Examples of ongoing monitoring at four toxic sites at the old Fort Gillem. The Southeast Area Dump Site’s final cleanup action was in September 2016, but is being monitored until December 2045. The site is listed as “high risk,” with contaminated soil and groundwater, and access is restricted. The site is near the Park at Fort Gillem Apartments. (Chart: ProPublica.org)

Oasis Consulting tested for lead-based paint, mold, and asbestos inside the apartments, according to Butler. Although the city is “looking to get an indicator of [environmental] matters inside the apartments,” this round of sampling apparently did not include tests for vapor intrusion, the privately-owned sewer system, or drinking water. The complex gets its water from the Clayton County Water Authority, not from local well water. The Army tested and shut down nearby wells years ago and paid to hook up those residents to CCWA water.

Butler wrote, “Ground impact does not run below the housing. No groundwater impact was found by the Army under the housing.”

The Clayton Crescent called Oasis Consulting and left a message July 13, seeking more information about the testing.

The apartments are just east of the Fort Gillem Southeast Burial Site, which the Georgia Department of Natural Resources ranks as a Class I on its Hazardous Sites Index, making it Clayton County’s most toxic site.

The Army has known about contamination seeping into local creeks and groundwater sources for decades. Some toxins can rise in vapor form, from contaminated groundwater up through soil, and collect inside nearby homes and buildings. In 2014, the Army depressurized the slab under the Pride and Joy Daycare on Moreland Avenue just south of the apartments. Basically, depressurization allows an accumulation of toxic gases under a cement slab to be vented to the outside air. In this case, trichloroethene (TCE), which is known to cause kidney cancer and which research shows may be linked to non-Hodgkin’s lymphoma and liver cancer, was found at 10 times the amount detected in the air inside the daycare, according to the Georgia Department of Public Health.

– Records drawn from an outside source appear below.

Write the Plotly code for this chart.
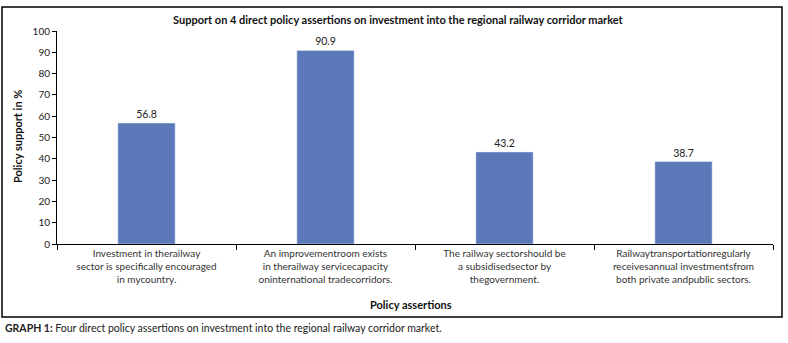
import plotly.graph_objects as go

categories = [
    "Investment in therailway<br>sector is specifically encouraged<br>in mycountry.",
    "An improvementroom exists<br>in therailway servicecapacity<br>oninternational tradecorridors.",
    "The railway sectorshould be<br>a subsidisedsector by<br>thegovernment.",
    "Railwaytransportationregularly<br>receivesannual investmentsfrom<br>both private andpublic sectors.",
]
values = [56.8, 90.9, 43.2, 38.7]
value_labels = ["56.8", "90.9", "43.2", "38.7"]

FONT = "Lato, Carlito, 'Liberation Sans', sans-serif"
W, H = 788, 343
L, R, T, B = 57, 15, 31, 99
pw, ph = W - L - R, H - T - B

def px(x):
    return (x - L) / pw

def py(y):
    return (H - B - y) / ph

fig = go.Figure(go.Bar(
    x=categories, y=values, text=value_labels, textposition="outside",
    textfont=dict(size=10.5, color="#222"), marker_color="#5b78b8",
    width=0.32, cliponaxis=False, hoverinfo="skip",
))

fig.update_layout(
    width=W, height=H, margin=dict(l=L, r=R, t=T, b=B, autoexpand=False),
    plot_bgcolor="white", paper_bgcolor="white",
    font=dict(family=FONT, size=10, color="#222"),
    showlegend=False,
    xaxis=dict(showline=True, linecolor="black", linewidth=1, ticks="outside",
               ticklen=5, tickcolor="black", tickson="boundaries",
               tickfont=dict(size=10, color="#333"), showgrid=False),
    yaxis=dict(range=[0, 100], dtick=10, showline=True, linecolor="black",
               linewidth=1, ticks="outside", ticklen=4, tickcolor="black",
               showgrid=False, zeroline=False, tickfont=dict(size=10, color="#222")),
    shapes=[dict(type="rect", xref="paper", yref="paper",
                 x0=px(2), x1=px(782), y0=py(317), y1=py(7),
                 line=dict(color="black", width=1.5))],
    annotations=[
        dict(text="<b>Support on 4 direct policy assertions on investment into the regional railway corridor market</b>",
             xref="paper", yref="paper", x=px(398), y=py(20), showarrow=False,
             font=dict(size=11, color="#111"), xanchor="center", yanchor="middle"),
        dict(text="<b>Policy support in %</b>", xref="paper", yref="paper",
             x=px(17), y=py(137), textangle=-90, showarrow=False,
             font=dict(size=11, color="#111"), xanchor="center", yanchor="middle"),
        dict(text="<b>Policy assertions</b>", xref="paper", yref="paper",
             x=px(411), y=py(304), showarrow=False,
             font=dict(size=11, color="#111"), xanchor="center", yanchor="middle"),
        dict(text="<b>GRAPH 1:</b> Four direct policy assertions on investment into the regional railway corridor market.",
             xref="paper", yref="paper", x=px(3), y=py(328), showarrow=False,
             font=dict(size=10.5, color="#222"), xanchor="left", yanchor="middle"),
    ],
)

fig.write_html("out.html", config={"displayModeBar": False},
               post_script="document.body.style.margin='0';document.body.style.overflow='hidden';")
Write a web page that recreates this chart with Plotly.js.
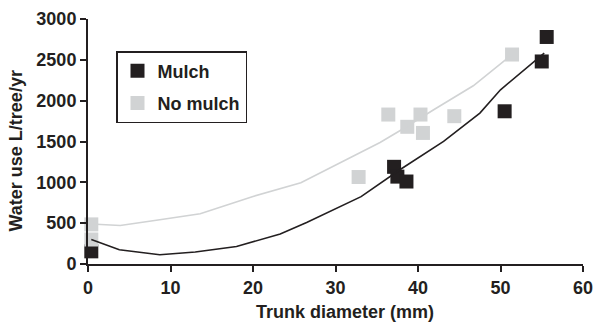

That same year, the U.S. Environmental Protection Agency ordered the Army to test areas outside the base, check springs and private wells off base, connect people to county water, hand over all data to the EPA, mitigate bad indoor air, submit plans for fixing the problems, and solicit community input.

Amendments to the property lease between the Army and Holland Park L.P. in 1990 explicitly stated that the parties were aware of the pollution issues at the base and that the Army would not be responsible for any future problems arising from that contamination. In particular, Amendment 35 stated that the lessee (at that time, Holland Park L.P.) would pay to build, operate, and maintain the apartments’ sewage system, and that the Army was not responsible for any contamination “which occur[s] as a consequence of any migration of substances or contaminants from the ‘Known Buried Containment Area’ identified at Exhibit A-1.”

By law, the deed to contaminated property must include a notice to the new owners. However, nothing provides for that owner to notify any tenants of possible risks associated with the property. Some residents told The Clayton Crescent that no one had notified them of the nearby toxic sites when they rented their apartments.

Some residents also have complained to city officials and The Clayton Crescent recently about dust blowing over from the former Army base, where construction on warehouses has been underway for the past few years.

At this point, residents told city officials, they just want to know whether or not their health is at risk.